The Verdict: Evolution, Not Conclusion

So has Bugatti peaked? The question itself misunderstands the marque's trajectory. The Veyron wasn't a summit—it was a foundation. Ferdinand Piëch's impossible vision didn't conclude with 407 km/h; it established new parameters for what hypercars could achieve. The Chiron refined those parameters, pushing speeds beyond 490 km/h while maintaining daily usability. And the Tourbillon represents philosophical evolution: recognizing that electrification isn't a compromise but an enhancement, that analogue beauty can coexist with hybrid efficiency, that the future need not erase the past.

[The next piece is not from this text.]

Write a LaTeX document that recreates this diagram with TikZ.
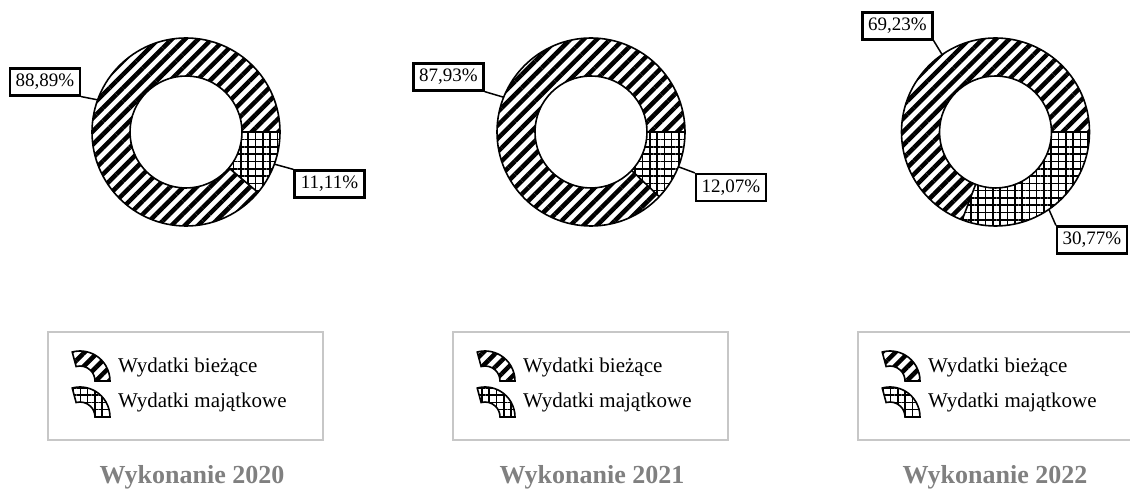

Twenty years after the Veyron's debut, Bugatti hasn't peaked. It has matured. The Tourbillon's naturally aspirated V16 proves that internal combustion still has unwritten chapters. Its 800-horsepower electric motors demonstrate that hybrid technology can amplify rather than dilute driving emotion. Its mechanical instrument cluster rejects the tyranny of touchscreens, proposing that timelessness comes from craft, not features.


In 2045, when the Tourbillon celebrates its own twentieth anniversary, historians will likely trace Bugatti's hypercar lineage as a continuous ascent: the Veyron that defined possibility, the Chiron that expanded boundaries, and the Tourbillon that balanced heritage with innovation. Bugatti hasn't peaked. It has simply found new mountains to climb—and new ways to reach the summit without losing what made the journey worthwhile in the first place.